Prostitution in Israel is legal, but solicitation of sexual act is no longer

Israel’s Knesset passes law aimed at fighting solicitation of prostitution with first-time offenders set to pay a ₪2,000 ($535) fine, and with maximum fine of ₪75,300 ($20,000) for repeat offenders.
• Justice Minister Shaked: ‘Solicitation is a morally unacceptable act; a woman’s body is not an object to be given to the highest bidder.’

By Gideon Allon


The Knesset on Monday voted unanimously to ban the solicitation of sexual services in Israel.

According to the law, individuals who solicit or attempt to solicit sexual acts will face a 2,000 shekel ($535) fine. A second offense will be punishable by a NIS 4,000 ($1,070) fine and the prosecution will have the authority to file an indictment against the solicitor. In addition, the court will have the authority to issue a maximum fine of NIS 75,300 ($20,000) for repeat offenders.

The law is set to take effect in mid-2020, to allow the state time to set up government mechanisms for the rehabilitation of sex workers on the basis of recommendations issued by the interministerial committee on fighting prostitution, which suggested the state allocate a multi-million dollar budget to this end.

Knesset members New Right MK Shuli Mualem-Rafaeli (Left), Justice Minister Ayelet Shaked from The Jewish Home (center) and Yesh Atid’s MK Aliza Lavie (right).

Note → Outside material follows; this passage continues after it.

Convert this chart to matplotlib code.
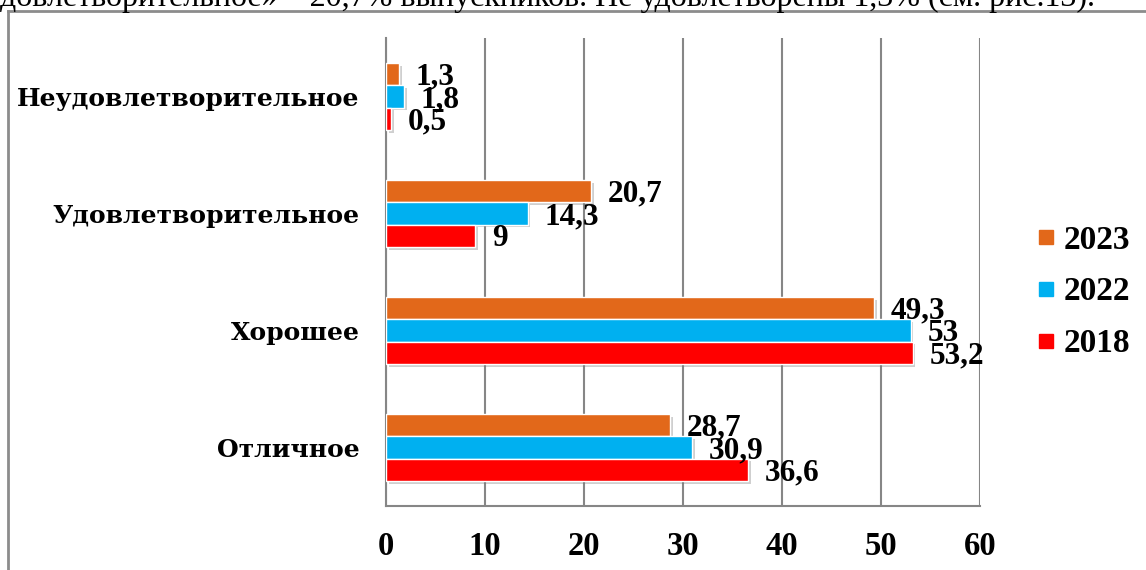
import matplotlib
matplotlib.use("Agg")
import matplotlib.pyplot as plt
from matplotlib.lines import Line2D
import matplotlib.patheffects as pe
import numpy as np

categories = ["Отличное", "Хорошее", "Удовлетворительное", "Неудовлетворительное"]
series_names = ["2023", "2022", "2018"]
vals_2023 = [28.7, 49.3, 20.7, 1.3]
vals_2022 = [30.9, 53, 14.3, 1.8]
vals_2018 = [36.6, 53.2, 9, 0.5]
x_ticks = [0, 10, 20, 30, 40, 50, 60]
colors = ["#E2681A", "#00B0F0", "#FF0000"]
header_text = "довлетворительное» – 20,7% выпускников. Не удовлетворены 1,3% (см. рис.13)."

W, H = 1146, 570
fig = plt.figure(figsize=(W / 100, H / 100), dpi=100)
ax = fig.add_axes([386 / W, 1 - 506 / H, (980 - 386) / W, (506 - 38) / H])

SERIF = ["Liberation Serif", "DejaVu Serif"]
SERIF_WIDE = ["DejaVu Serif"]
y = np.arange(len(categories))
h = 0.19
offsets = [h, 0, -h]
all_vals = [vals_2023, vals_2022, vals_2018]
shadow = [pe.SimplePatchShadow(offset=(2, -2), shadow_rgbFace="#777777", alpha=0.35), pe.Normal()]

for vals, off, col in zip(all_vals, offsets, colors):
    bars = ax.barh(y + off, vals, height=h, color=col, edgecolor="white", linewidth=1.0, zorder=3)
    for b in bars:
        b.set_path_effects(shadow)
    for yi, v in zip(y + off, vals):
        lab = f"{v:g}".replace(".", ",")
        ax.annotate(lab, xy=(v, yi), xytext=(12, -7.5), textcoords="offset points",
                    ha="left", va="baseline", fontsize=22.5, fontweight="bold",
                    family=SERIF, color="black", zorder=5)

ax.set_xlim(0, 60)
ax.set_ylim(-0.5, 3.5)
ax.set_xticks(x_ticks)
ax.set_xticklabels([str(t) for t in x_ticks])
ax.set_yticks(y)
ax.set_yticklabels(categories)
for lbl in ax.get_xticklabels():
    lbl.set_fontsize(23.5); lbl.set_fontweight("bold"); lbl.set_family(SERIF)
for lbl in ax.get_yticklabels():
    lbl.set_fontsize(18); lbl.set_fontweight("bold"); lbl.set_family(SERIF_WIDE)
ax.tick_params(axis="both", length=0)
ax.tick_params(axis="x", pad=18)
ax.tick_params(axis="y", pad=19)
ax.grid(axis="x", color="#868686", linewidth=1.5, zorder=0)
ax.set_axisbelow(True)
for s in ["top", "right"]:
    ax.spines[s].set_visible(False)
for s in ["left", "bottom"]:
    ax.spines[s].set_color("#868686")
    ax.spines[s].set_linewidth(1.5)

handles = [Line2D([0], [0], marker="s", linestyle="none", markersize=9.5,
                  markerfacecolor=c, markeredgecolor=c) for c in colors]
fig.legend(handles, series_names, loc="center left", bbox_to_anchor=(1037 / W, 1 - 292 / H),
           frameon=False, borderpad=0, borderaxespad=0, handlelength=0.55, handletextpad=0.25,
           labelspacing=0.62, prop={"family": SERIF, "weight": "bold", "size": 24})

# page frame and cut-off header line
fig.add_artist(Line2D([8 / W, 1], [1 - 11 / H, 1 - 11 / H], color="#8c8c8c", linewidth=2,
                      transform=fig.transFigure))
fig.add_artist(Line2D([8 / W, 8 / W], [0, 1 - 11 / H], color="#8c8c8c", linewidth=2,
                      transform=fig.transFigure))
fig.text(0 / W, 1 - 6 / H, header_text, ha="left", va="baseline", fontsize=23,
         family=SERIF, color="black")

fig.savefig("out.png", dpi=100)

The law was sponsored by the Justice Ministry, New Right MK Shuli Mualem-Rafaeli and Yesh Atid’s Aliza Lavie.

Justice Minister Ayelet Shaked called the solicitation of sexual services “a morally unacceptable act that severely infringes on the status of women.

“A woman’s body is not an object to be given to the highest bidder. The state clearly rejects this improper act,” she said.

According to Mualem-Rafaeli, the passing of the law was a significant achievement for the Knesset in that it officially made the solicitation of sexual services an illegal act.

Lavie heralded the collaborative effort behind the law’s enactment, saying, “I am glad that on our watch, after a decade of work, we were able to reach this rare cooperation.”

Zionist Union MK Shelli Yachimovich likened the war on prostitution to “the war on slavery and the liberation of slaves. At first, it is considered radical and revolutionary to make solicitation illegal.”

She called the passing of the legislation a “significant and historic step.”